The solar industry is partnering with non-profits and the federal government to help find employment for returning veterans. The industry’s trade arm, the Solar Energy Industries Association (SEIA), has a goal of employing 50,000 veterans in solar by 2020.
There is still a way to go. The Solar Foundation’s annual solar jobs report found veterans account for about 9 percent of the nation’s solar workforce, a total of 21,600 workers. Still, this exceeds the estimate of 7 percent total veteran participation in the workforce as a whole.
“Veterans must possess the ability to work as a team to be successful,” said John Janes, a veteran who has written about his experiences in the solar industry. “I found out personally [in the military] that even the smallest jobs are necessary and important for the final product. I discovered as an installer that even the smallest jobs make a huge difference in making the overall job go smoothly.”
SEIA has two active programs designed to bring servicemembers and veterans into the industry. Solar Ready Vets supports six-week training programs for service members on military bases before their discharge. Troops to Solar trains veterans and active duty service members in hands-on solar installation experience. By the end of the program, it will have trained 1,000 veterans for solar jobs.

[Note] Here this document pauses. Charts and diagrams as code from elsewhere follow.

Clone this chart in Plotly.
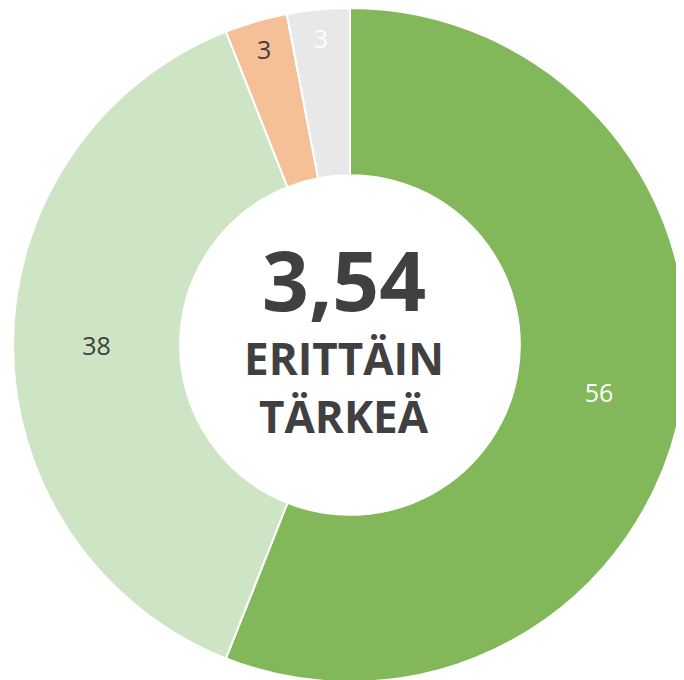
import plotly.graph_objects as go

categories = ["Erittäin tärkeä", "Melko tärkeä", "Ei kovin tärkeä", "Ei lainkaan tärkeä", "En osaa sanoa"]
values = [56, 38, 3, 0, 3]
colors = ["#82B85A", "#CDE5C4", "#F5BF97", "#ED7D31", "#E8E8E8"]
label_colors = ["#FFFFFF", "#404040", "#404040", "#404040", "#FFFFFF"]
center_value = "3,54"
center_lines = ["ERITTÄIN", "TÄRKEÄ"]

fig = go.Figure(go.Pie(
    labels=categories,
    values=values,
    sort=False,
    direction="clockwise",
    rotation=0,
    hole=0.504,
    marker=dict(colors=colors, line=dict(color="#FFFFFF", width=2)),
    texttemplate=[f"{v}" if v else "" for v in values],
    textposition="inside",
    insidetextorientation="horizontal",
    textfont=dict(family="Open Sans", size=25, color=label_colors),
    hoverinfo="label+value",
    showlegend=False,
    domain=dict(x=[4 / 684, 680 / 684], y=[6 / 680, 1.0]),
))

fig.add_annotation(
    x=0.4912, y=0.6022, xref="paper", yref="paper",
    text=f"<b>{center_value}</b>", showarrow=False,
    xanchor="center", yanchor="middle",
    font=dict(family="Open Sans", size=82, color="#404040"),
)
for txt, yy in zip(center_lines, [0.4853, 0.3993]):
    fig.add_annotation(
        x=0.4912, y=yy, xref="paper", yref="paper",
        text=f"<b>{txt}</b>", showarrow=False,
        xanchor="center", yanchor="middle",
        font=dict(family="Open Sans", size=44, color="#404040"),
    )

fig.update_layout(
    width=684, height=680,
    margin=dict(l=0, r=0, t=0, b=0),
    paper_bgcolor="#FFFFFF",
    plot_bgcolor="#FFFFFF",
    uniformtext=dict(minsize=25, mode="show"),
)

fig.write_html("out.html")
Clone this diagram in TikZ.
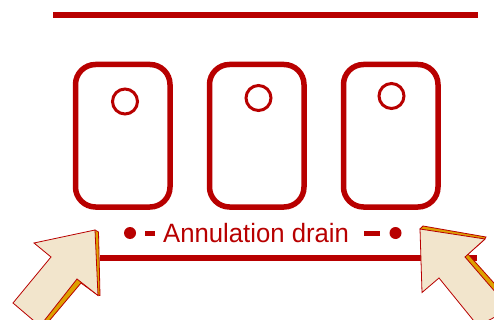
\documentclass[tikz,border=0pt]{standalone}
\usepackage{fontspec}
\setmainfont{Liberation Sans}
\newfontfamily\labfont[FakeStretch=0.97]{Liberation Sans}
\definecolor{dr}{HTML}{B80000}
\definecolor{cream}{HTML}{F2E5CC}
\definecolor{amber}{HTML}{DDA000}
\tikzset{
  plate/.style={draw=dr,line width=5.5pt,rounded corners=20pt},
  hole/.style={draw=dr,line width=3pt},
  bar/.style={draw=dr,line width=6pt},
  shade/.style={fill=amber,draw=dr,line width=.8pt,line join=miter},
  face/.style={fill=cream,draw=dr,line width=.8pt,line join=miter},
  dot/.style={fill=dr,draw=none}
}
\begin{document}
\begin{tikzpicture}[x=1pt,y=-1pt]
\useasboundingbox (0,0) rectangle (494,320);
\clip (0,0) rectangle (494,320);
\fill[white] (0,0) rectangle (494,320);
\draw[bar] (53,15.5) -- (478,15.5);
\draw[plate] (75.5,64.5) rectangle (170,207);
\draw[plate] (209.5,64.5) rectangle (304,207);
\draw[plate] (343.5,64.5) rectangle (438,207);
\draw[hole] (125,101.5) circle (12.5);
\draw[hole] (258.5,98) circle (12.5);
\draw[hole] (391.5,96) circle (12.5);
\draw[bar] (100,257.5) -- (477,257.5);
\fill[dot] (130,233) circle (6);
\fill[dr] (145,230.5) rectangle (155,236);
\fill[dr] (364,230.5) rectangle (380,236);
\fill[dot] (395.5,233) circle (6);
\node[text=dr,font=\labfont\fontsize{26.5}{28}\selectfont,anchor=base west,inner sep=0pt] (lab) at (163,242) {Annulation drain};
% left arrow
\draw[shade] (95,230) -- (98.5,232) -- (100,295.5) -- (97.5,295) -- (81,283) -- (44,327) -- (38,327) -- (77,278) -- cycle;
\draw[face] (95,230) -- (34,243) -- (51,257) -- (13,303) -- (40,326) -- (77,279) -- (98,295.5) -- cycle;
% right arrow
\draw[shade] (420,229) -- (423,226) -- (486,237) -- (484,240) -- (468,254) -- (502,292) -- (497,298) -- (465,257) -- cycle;
\draw[face] (420,229) -- (485,239) -- (465,257) -- (510,309) -- (478,326) -- (439,278) -- (422,292.5) -- cycle;
\end{tikzpicture}
\end{document}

More support is on the way.
In October, the Solar Energy Technologies Office of the U.S. Department of Energy selected the Solar Foundation to receive a $2 million award to support a solar workforce, including “a groundbreaking effort to support solar industry apprenticeships for hundreds of transitioning military veterans”.
“Many employers in the private sector consider veterans an untapped source of talent,” said Adewale OgunBadejo, the Workforce Development Manager with GRID Alternatives of Greater Los Angeles. “Individuals who have served in the military often bring discipline and organization to their work – and more importantly, they show leadership ability.”
The non-profit GRID Alternatives has hosted a series of “Vets Helping Vets” events. These provide solar systems for low-income veterans. “In November 2018, we’ll be working with a cohort of veterans from Orange County, California,” said Nicholas Boateng, Senior Outreach Coordinator and Veteran Liaison with GRID Alternatives of Greater Los Angeles. “The culmination of their training will be working on a structure that they themselves use: installing solar for their community.”
“Installing solar for another veteran is very rewarding for me,” Janes said. “The veteran home owners have been incredibly grateful, and offered food or any accommodation that any of us might need.”
Janes participated in a GRID Alternatives training program. The training began by familiarizing the veterans with the installation process. They made site visits and learned how systems were designed and installed. Once the academic work was completed the trainees were given classroom and then real-world opportunities to apply what they had learned. This training gave the veterans confidence in the skills they had learned, Janes said.
“A sense of pride comes from my being able to make a positive impact on the world around me,” Janes said. “Other energy fields [e.g., oil or gas] can be controversial and often times harm the environment and human life.”